To do: Output each entry below as it stands, leaving out every picture.

Data provided:
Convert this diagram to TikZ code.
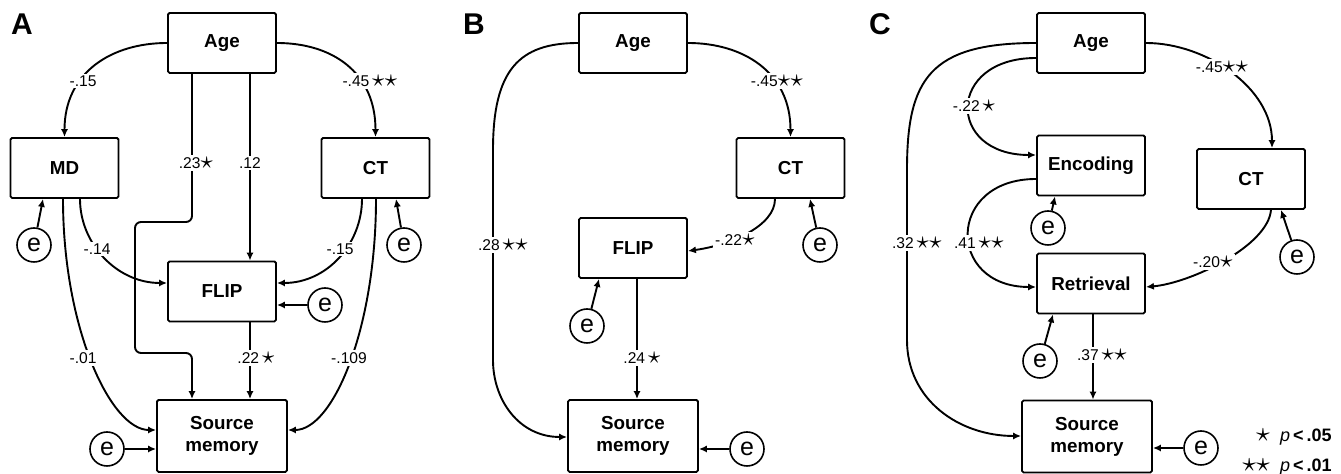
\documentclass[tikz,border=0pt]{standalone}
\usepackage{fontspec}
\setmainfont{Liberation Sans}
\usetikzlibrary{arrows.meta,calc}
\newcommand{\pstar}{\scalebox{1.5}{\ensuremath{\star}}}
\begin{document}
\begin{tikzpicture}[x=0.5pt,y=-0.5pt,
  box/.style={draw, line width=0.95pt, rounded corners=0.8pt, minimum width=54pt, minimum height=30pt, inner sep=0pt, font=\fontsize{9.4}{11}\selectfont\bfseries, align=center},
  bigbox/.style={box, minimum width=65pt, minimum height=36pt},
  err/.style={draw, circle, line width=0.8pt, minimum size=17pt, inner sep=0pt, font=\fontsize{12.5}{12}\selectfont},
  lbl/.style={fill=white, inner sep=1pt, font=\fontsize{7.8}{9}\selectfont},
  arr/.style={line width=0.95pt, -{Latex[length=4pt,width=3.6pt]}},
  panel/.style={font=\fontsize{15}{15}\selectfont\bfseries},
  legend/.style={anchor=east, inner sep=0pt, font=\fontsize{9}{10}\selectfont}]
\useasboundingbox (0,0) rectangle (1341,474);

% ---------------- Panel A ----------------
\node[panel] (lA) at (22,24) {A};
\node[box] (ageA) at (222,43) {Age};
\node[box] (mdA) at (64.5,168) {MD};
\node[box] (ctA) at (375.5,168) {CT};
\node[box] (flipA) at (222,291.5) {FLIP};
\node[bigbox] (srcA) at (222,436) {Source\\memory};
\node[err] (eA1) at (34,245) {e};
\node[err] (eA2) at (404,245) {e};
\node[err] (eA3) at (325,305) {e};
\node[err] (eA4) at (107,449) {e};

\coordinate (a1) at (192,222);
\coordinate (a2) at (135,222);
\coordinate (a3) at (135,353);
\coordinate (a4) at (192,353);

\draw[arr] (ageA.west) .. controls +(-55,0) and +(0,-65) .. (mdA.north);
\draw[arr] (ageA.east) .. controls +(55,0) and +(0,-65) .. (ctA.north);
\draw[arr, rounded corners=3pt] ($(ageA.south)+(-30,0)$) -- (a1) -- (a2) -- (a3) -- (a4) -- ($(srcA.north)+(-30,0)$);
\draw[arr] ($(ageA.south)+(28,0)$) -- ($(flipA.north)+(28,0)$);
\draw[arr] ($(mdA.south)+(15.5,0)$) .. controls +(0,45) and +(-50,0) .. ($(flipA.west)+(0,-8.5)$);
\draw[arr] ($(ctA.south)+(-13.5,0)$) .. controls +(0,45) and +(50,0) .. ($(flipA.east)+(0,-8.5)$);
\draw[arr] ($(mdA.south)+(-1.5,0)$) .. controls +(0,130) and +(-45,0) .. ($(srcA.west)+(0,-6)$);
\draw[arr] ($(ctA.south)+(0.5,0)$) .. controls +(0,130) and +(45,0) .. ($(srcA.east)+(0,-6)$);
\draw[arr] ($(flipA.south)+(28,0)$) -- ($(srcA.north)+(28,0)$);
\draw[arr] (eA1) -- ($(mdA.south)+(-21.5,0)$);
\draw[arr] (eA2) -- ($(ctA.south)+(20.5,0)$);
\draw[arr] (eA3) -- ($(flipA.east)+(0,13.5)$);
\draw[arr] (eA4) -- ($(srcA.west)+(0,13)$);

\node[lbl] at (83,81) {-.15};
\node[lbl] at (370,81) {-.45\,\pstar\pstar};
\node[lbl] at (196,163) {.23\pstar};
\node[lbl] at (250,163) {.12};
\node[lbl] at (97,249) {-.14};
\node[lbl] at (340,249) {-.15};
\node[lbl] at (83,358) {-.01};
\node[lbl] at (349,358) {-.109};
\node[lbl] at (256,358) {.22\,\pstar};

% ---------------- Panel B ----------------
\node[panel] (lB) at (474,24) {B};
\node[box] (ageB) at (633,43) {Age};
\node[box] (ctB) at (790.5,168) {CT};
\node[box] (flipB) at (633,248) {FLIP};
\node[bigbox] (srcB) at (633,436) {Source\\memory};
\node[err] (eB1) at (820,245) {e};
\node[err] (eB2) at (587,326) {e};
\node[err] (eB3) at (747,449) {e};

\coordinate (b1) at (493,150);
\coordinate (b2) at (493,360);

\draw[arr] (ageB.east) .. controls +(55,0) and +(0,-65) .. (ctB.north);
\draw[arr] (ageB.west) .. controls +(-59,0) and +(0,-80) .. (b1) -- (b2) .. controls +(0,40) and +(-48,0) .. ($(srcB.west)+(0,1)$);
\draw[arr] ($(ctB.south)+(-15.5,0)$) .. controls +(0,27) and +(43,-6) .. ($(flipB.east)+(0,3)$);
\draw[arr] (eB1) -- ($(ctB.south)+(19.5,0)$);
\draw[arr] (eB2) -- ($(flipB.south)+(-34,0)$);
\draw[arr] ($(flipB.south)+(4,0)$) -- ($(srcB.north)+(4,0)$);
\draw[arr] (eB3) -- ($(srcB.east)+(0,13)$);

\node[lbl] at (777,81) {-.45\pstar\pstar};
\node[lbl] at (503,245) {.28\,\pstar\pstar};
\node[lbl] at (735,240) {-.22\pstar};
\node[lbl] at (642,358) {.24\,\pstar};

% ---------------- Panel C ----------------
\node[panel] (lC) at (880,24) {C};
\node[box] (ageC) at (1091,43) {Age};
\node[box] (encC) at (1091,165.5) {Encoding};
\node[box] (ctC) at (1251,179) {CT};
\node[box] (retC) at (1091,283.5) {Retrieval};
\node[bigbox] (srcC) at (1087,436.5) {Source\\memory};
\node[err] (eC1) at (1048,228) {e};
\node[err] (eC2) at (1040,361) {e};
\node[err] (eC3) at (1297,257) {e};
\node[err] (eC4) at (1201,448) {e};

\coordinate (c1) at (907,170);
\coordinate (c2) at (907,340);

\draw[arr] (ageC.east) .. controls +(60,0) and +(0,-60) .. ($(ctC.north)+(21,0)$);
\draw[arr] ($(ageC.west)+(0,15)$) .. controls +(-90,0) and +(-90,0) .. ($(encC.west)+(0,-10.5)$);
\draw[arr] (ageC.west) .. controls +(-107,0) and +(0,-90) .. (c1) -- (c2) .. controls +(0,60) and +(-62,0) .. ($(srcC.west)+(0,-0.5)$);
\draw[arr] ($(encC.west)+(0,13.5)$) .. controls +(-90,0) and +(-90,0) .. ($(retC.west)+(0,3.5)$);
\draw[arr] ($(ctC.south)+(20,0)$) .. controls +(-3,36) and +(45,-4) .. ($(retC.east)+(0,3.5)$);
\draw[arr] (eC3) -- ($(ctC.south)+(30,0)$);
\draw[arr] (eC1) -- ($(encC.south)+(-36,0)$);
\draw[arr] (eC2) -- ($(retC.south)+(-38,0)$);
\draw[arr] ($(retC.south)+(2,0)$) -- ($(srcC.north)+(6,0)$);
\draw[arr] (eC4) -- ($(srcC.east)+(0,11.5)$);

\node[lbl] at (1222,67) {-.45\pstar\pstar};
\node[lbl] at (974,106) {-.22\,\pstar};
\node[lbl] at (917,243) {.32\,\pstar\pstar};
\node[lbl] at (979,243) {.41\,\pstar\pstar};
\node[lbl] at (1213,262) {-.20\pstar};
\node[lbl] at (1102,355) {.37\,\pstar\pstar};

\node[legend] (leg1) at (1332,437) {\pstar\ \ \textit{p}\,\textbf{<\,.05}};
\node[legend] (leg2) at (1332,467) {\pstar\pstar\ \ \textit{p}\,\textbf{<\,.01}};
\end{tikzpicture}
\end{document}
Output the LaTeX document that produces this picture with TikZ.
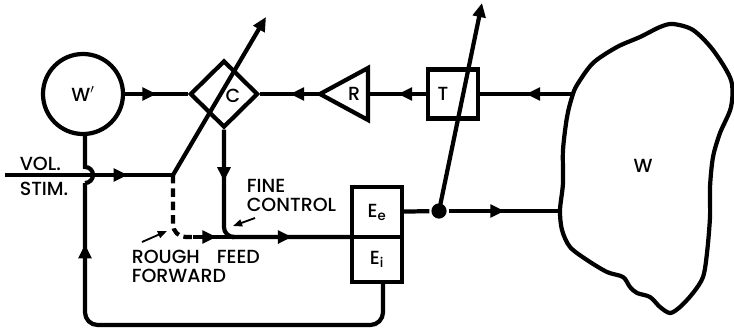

Reply:
Convert this diagram to TikZ code.
\documentclass[tikz,border=0pt]{standalone}
\usepackage{fontspec}
\setmainfont{Liberation Sans}
\usetikzlibrary{arrows.meta,calc}
\newcommand{\pstar}{\scalebox{1.5}{\ensuremath{\star}}}
\begin{document}
\begin{tikzpicture}[x=0.5pt,y=-0.5pt,
  box/.style={draw, line width=0.95pt, rounded corners=0.8pt, minimum width=54pt, minimum height=30pt, inner sep=0pt, font=\fontsize{9.4}{11}\selectfont\bfseries, align=center},
  bigbox/.style={box, minimum width=65pt, minimum height=36pt},
  err/.style={draw, circle, line width=0.8pt, minimum size=17pt, inner sep=0pt, font=\fontsize{12.5}{12}\selectfont},
  lbl/.style={fill=white, inner sep=1pt, font=\fontsize{7.8}{9}\selectfont},
  arr/.style={line width=0.95pt, -{Latex[length=4pt,width=3.6pt]}},
  panel/.style={font=\fontsize{15}{15}\selectfont\bfseries},
  legend/.style={anchor=east, inner sep=0pt, font=\fontsize{9}{10}\selectfont}]
\useasboundingbox (0,0) rectangle (1341,474);

% ---------------- Panel A ----------------
\node[panel] (lA) at (22,24) {A};
\node[box] (ageA) at (222,43) {Age};
\node[box] (mdA) at (64.5,168) {MD};
\node[box] (ctA) at (375.5,168) {CT};
\node[box] (flipA) at (222,291.5) {FLIP};
\node[bigbox] (srcA) at (222,436) {Source\\memory};
\node[err] (eA1) at (34,245) {e};
\node[err] (eA2) at (404,245) {e};
\node[err] (eA3) at (325,305) {e};
\node[err] (eA4) at (107,449) {e};

\coordinate (a1) at (192,222);
\coordinate (a2) at (135,222);
\coordinate (a3) at (135,353);
\coordinate (a4) at (192,353);

\draw[arr] (ageA.west) .. controls +(-55,0) and +(0,-65) .. (mdA.north);
\draw[arr] (ageA.east) .. controls +(55,0) and +(0,-65) .. (ctA.north);
\draw[arr, rounded corners=3pt] ($(ageA.south)+(-30,0)$) -- (a1) -- (a2) -- (a3) -- (a4) -- ($(srcA.north)+(-30,0)$);
\draw[arr] ($(ageA.south)+(28,0)$) -- ($(flipA.north)+(28,0)$);
\draw[arr] ($(mdA.south)+(15.5,0)$) .. controls +(0,45) and +(-50,0) .. ($(flipA.west)+(0,-8.5)$);
\draw[arr] ($(ctA.south)+(-13.5,0)$) .. controls +(0,45) and +(50,0) .. ($(flipA.east)+(0,-8.5)$);
\draw[arr] ($(mdA.south)+(-1.5,0)$) .. controls +(0,130) and +(-45,0) .. ($(srcA.west)+(0,-6)$);
\draw[arr] ($(ctA.south)+(0.5,0)$) .. controls +(0,130) and +(45,0) .. ($(srcA.east)+(0,-6)$);
\draw[arr] ($(flipA.south)+(28,0)$) -- ($(srcA.north)+(28,0)$);
\draw[arr] (eA1) -- ($(mdA.south)+(-21.5,0)$);
\draw[arr] (eA2) -- ($(ctA.south)+(20.5,0)$);
\draw[arr] (eA3) -- ($(flipA.east)+(0,13.5)$);
\draw[arr] (eA4) -- ($(srcA.west)+(0,13)$);

\node[lbl] at (83,81) {-.15};
\node[lbl] at (370,81) {-.45\,\pstar\pstar};
\node[lbl] at (196,163) {.23\pstar};
\node[lbl] at (250,163) {.12};
\node[lbl] at (97,249) {-.14};
\node[lbl] at (340,249) {-.15};
\node[lbl] at (83,358) {-.01};
\node[lbl] at (349,358) {-.109};
\node[lbl] at (256,358) {.22\,\pstar};

% ---------------- Panel B ----------------
\node[panel] (lB) at (474,24) {B};
\node[box] (ageB) at (633,43) {Age};
\node[box] (ctB) at (790.5,168) {CT};
\node[box] (flipB) at (633,248) {FLIP};
\node[bigbox] (srcB) at (633,436) {Source\\memory};
\node[err] (eB1) at (820,245) {e};
\node[err] (eB2) at (587,326) {e};
\node[err] (eB3) at (747,449) {e};

\coordinate (b1) at (493,150);
\coordinate (b2) at (493,360);

\draw[arr] (ageB.east) .. controls +(55,0) and +(0,-65) .. (ctB.north);
\draw[arr] (ageB.west) .. controls +(-59,0) and +(0,-80) .. (b1) -- (b2) .. controls +(0,40) and +(-48,0) .. ($(srcB.west)+(0,1)$);
\draw[arr] ($(ctB.south)+(-15.5,0)$) .. controls +(0,27) and +(43,-6) .. ($(flipB.east)+(0,3)$);
\draw[arr] (eB1) -- ($(ctB.south)+(19.5,0)$);
\draw[arr] (eB2) -- ($(flipB.south)+(-34,0)$);
\draw[arr] ($(flipB.south)+(4,0)$) -- ($(srcB.north)+(4,0)$);
\draw[arr] (eB3) -- ($(srcB.east)+(0,13)$);

\node[lbl] at (777,81) {-.45\pstar\pstar};
\node[lbl] at (503,245) {.28\,\pstar\pstar};
\node[lbl] at (735,240) {-.22\pstar};
\node[lbl] at (642,358) {.24\,\pstar};

% ---------------- Panel C ----------------
\node[panel] (lC) at (880,24) {C};
\node[box] (ageC) at (1091,43) {Age};
\node[box] (encC) at (1091,165.5) {Encoding};
\node[box] (ctC) at (1251,179) {CT};
\node[box] (retC) at (1091,283.5) {Retrieval};
\node[bigbox] (srcC) at (1087,436.5) {Source\\memory};
\node[err] (eC1) at (1048,228) {e};
\node[err] (eC2) at (1040,361) {e};
\node[err] (eC3) at (1297,257) {e};
\node[err] (eC4) at (1201,448) {e};

\coordinate (c1) at (907,170);
\coordinate (c2) at (907,340);

\draw[arr] (ageC.east) .. controls +(60,0) and +(0,-60) .. ($(ctC.north)+(21,0)$);
\draw[arr] ($(ageC.west)+(0,15)$) .. controls +(-90,0) and +(-90,0) .. ($(encC.west)+(0,-10.5)$);
\draw[arr] (ageC.west) .. controls +(-107,0) and +(0,-90) .. (c1) -- (c2) .. controls +(0,60) and +(-62,0) .. ($(srcC.west)+(0,-0.5)$);
\draw[arr] ($(encC.west)+(0,13.5)$) .. controls +(-90,0) and +(-90,0) .. ($(retC.west)+(0,3.5)$);
\draw[arr] ($(ctC.south)+(20,0)$) .. controls +(-3,36) and +(45,-4) .. ($(retC.east)+(0,3.5)$);
\draw[arr] (eC3) -- ($(ctC.south)+(30,0)$);
\draw[arr] (eC1) -- ($(encC.south)+(-36,0)$);
\draw[arr] (eC2) -- ($(retC.south)+(-38,0)$);
\draw[arr] ($(retC.south)+(2,0)$) -- ($(srcC.north)+(6,0)$);
\draw[arr] (eC4) -- ($(srcC.east)+(0,11.5)$);

\node[lbl] at (1222,67) {-.45\pstar\pstar};
\node[lbl] at (974,106) {-.22\,\pstar};
\node[lbl] at (917,243) {.32\,\pstar\pstar};
\node[lbl] at (979,243) {.41\,\pstar\pstar};
\node[lbl] at (1213,262) {-.20\pstar};
\node[lbl] at (1102,355) {.37\,\pstar\pstar};

\node[legend] (leg1) at (1332,437) {\pstar\ \ \textit{p}\,\textbf{<\,.05}};
\node[legend] (leg2) at (1332,467) {\pstar\pstar\ \ \textit{p}\,\textbf{<\,.01}};
\end{tikzpicture}
\end{document}
Output the LaTeX document that produces this picture with TikZ.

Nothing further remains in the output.